DISQUS

Next Big Future: Vision of the Future Mostly Unchanged: You Get What You Pay for

  • ZZMike · 1 year ago
    We all know how life extension research and application will go - we've read it a dozen or so times in science-fiction stories and novels. The rich - and not just the rich, but the ultra-rich - will be the first beneficiaries. And since they know that there are only so many habitable hectares on the planet, they are going to keep it to themselves.

    Even today, when we don't have that much extension, we do have a "die in a young-looking body" technology, one that's affordable to the merely rich.

    In terms of funding, why should nanotech (for one) have to have a different funding model than any other? Companies develop a technology, using their R&D budget, bring it to market, sell it to make a profit. Investors get in early by buying stock in the companies they think are going to survive the weeding-out process.

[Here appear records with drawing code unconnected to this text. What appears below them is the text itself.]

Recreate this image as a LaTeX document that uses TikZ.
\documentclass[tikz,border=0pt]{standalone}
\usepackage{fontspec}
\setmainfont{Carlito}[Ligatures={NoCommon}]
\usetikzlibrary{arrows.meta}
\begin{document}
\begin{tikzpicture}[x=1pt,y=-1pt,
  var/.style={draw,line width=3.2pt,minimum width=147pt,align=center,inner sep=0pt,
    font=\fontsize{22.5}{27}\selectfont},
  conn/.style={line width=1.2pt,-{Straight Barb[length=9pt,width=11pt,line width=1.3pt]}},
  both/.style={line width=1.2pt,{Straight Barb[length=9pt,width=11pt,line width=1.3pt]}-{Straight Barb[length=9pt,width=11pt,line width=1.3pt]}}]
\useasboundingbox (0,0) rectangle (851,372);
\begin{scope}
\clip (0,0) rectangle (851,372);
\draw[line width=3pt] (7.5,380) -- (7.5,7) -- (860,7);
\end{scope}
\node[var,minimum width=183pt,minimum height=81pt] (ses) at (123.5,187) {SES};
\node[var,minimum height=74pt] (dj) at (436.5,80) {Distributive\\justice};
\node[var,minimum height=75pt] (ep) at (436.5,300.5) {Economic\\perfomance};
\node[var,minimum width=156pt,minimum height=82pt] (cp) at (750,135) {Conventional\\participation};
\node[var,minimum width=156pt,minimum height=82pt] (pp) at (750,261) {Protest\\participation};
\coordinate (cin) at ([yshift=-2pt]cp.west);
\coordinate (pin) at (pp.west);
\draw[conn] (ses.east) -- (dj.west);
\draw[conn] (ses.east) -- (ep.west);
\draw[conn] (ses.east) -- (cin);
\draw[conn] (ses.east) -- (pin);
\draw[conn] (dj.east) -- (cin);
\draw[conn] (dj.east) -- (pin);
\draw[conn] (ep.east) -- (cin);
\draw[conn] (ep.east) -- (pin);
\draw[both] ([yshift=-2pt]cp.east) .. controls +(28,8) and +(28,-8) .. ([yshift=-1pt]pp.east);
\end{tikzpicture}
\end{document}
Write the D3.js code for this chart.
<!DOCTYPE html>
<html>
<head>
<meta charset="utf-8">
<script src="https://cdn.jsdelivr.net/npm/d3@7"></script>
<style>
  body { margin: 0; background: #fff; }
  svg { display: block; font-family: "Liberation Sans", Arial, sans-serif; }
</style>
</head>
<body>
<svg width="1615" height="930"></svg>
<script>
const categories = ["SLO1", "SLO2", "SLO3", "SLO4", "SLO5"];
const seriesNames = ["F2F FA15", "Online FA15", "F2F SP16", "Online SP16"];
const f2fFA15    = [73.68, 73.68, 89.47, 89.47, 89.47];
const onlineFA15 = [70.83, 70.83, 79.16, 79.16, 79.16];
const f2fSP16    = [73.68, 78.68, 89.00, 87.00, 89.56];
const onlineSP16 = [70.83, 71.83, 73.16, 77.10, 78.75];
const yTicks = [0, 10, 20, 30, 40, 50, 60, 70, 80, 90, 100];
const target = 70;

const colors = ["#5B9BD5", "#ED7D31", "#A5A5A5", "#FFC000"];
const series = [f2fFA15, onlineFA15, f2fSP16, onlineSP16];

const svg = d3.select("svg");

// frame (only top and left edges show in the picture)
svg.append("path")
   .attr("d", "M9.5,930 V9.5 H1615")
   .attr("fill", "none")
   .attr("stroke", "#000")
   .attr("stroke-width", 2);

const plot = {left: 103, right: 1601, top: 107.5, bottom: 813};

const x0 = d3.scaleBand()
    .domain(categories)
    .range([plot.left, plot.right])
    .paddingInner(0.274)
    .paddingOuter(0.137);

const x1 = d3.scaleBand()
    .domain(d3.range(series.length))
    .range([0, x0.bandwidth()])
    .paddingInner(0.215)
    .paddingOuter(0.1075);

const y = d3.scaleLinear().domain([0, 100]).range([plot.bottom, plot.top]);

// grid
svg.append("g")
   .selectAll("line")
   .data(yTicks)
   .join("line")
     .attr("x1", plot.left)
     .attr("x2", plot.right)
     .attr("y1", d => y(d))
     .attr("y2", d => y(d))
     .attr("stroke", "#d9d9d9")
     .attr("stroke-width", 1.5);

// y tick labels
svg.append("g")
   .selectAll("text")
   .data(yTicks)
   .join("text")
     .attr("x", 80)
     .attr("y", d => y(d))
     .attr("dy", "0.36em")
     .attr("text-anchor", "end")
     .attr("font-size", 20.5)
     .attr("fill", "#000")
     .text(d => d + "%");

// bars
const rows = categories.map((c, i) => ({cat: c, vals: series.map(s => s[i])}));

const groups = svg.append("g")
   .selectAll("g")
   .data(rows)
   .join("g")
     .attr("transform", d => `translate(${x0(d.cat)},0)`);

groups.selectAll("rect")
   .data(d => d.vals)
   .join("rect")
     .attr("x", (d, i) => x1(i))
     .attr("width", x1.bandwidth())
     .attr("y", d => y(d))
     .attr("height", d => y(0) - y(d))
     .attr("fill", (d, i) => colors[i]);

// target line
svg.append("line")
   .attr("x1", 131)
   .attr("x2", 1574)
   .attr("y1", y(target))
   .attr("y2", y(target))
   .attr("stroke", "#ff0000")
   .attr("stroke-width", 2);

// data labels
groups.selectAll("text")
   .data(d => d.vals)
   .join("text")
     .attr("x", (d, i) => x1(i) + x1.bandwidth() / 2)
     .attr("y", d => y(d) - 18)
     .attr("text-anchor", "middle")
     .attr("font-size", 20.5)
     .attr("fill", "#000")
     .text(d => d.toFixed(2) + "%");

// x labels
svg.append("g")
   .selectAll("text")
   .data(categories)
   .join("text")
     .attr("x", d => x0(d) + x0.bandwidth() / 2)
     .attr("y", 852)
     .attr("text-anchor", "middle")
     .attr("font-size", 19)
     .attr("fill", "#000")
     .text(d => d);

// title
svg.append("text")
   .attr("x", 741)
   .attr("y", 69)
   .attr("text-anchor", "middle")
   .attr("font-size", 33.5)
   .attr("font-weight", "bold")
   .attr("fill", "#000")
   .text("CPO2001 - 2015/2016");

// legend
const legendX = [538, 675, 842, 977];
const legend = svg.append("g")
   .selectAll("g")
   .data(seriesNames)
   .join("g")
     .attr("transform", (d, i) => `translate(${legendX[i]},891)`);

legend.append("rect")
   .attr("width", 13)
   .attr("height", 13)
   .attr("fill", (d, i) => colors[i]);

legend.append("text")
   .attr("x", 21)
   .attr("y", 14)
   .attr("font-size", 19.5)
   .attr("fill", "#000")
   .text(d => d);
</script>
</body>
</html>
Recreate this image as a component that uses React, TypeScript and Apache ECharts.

    Let's do the same here - it's worked in the past.
  • nextbigfuture · 1 year ago
    the current best life extension technologies and methods are mostly freely available to whoever is sufficiently personally motivated.

    1. eat right and exercise
    2. eating right involving okinawa diets (more fish, veggies and fruit), go for reduced calories (easier even for poorer people because it means buying less food) It also means eating out less and buying groceries and making your own meals
    3. Know your own family cancer history. Even poor people can ask their parents, grandparents, uncles and aunts what their cancer and cardiovascular and diabetic history is. Look online (at a library if needed) and find best procedures and diets to follow with the assumption that you need to watch out for those things.
    4. Follow safe sex practices and drive carefully while wearing a seatbelt
    5. Don't smoke, avoid drugs or drink to excess (cheaper, don't have buy cigarettes or alcohol or drugs)
    6. Avoid a violent lifestyle (ie avoid getting shot or tossed in jail)

    Even someone poor has a better than 50% chance of outliving Michael Crighton (multi-millionaire) who died of cancer at 66.Especially a developed country poor. 70% of people in developed countries live past 70 (World health Organization stats).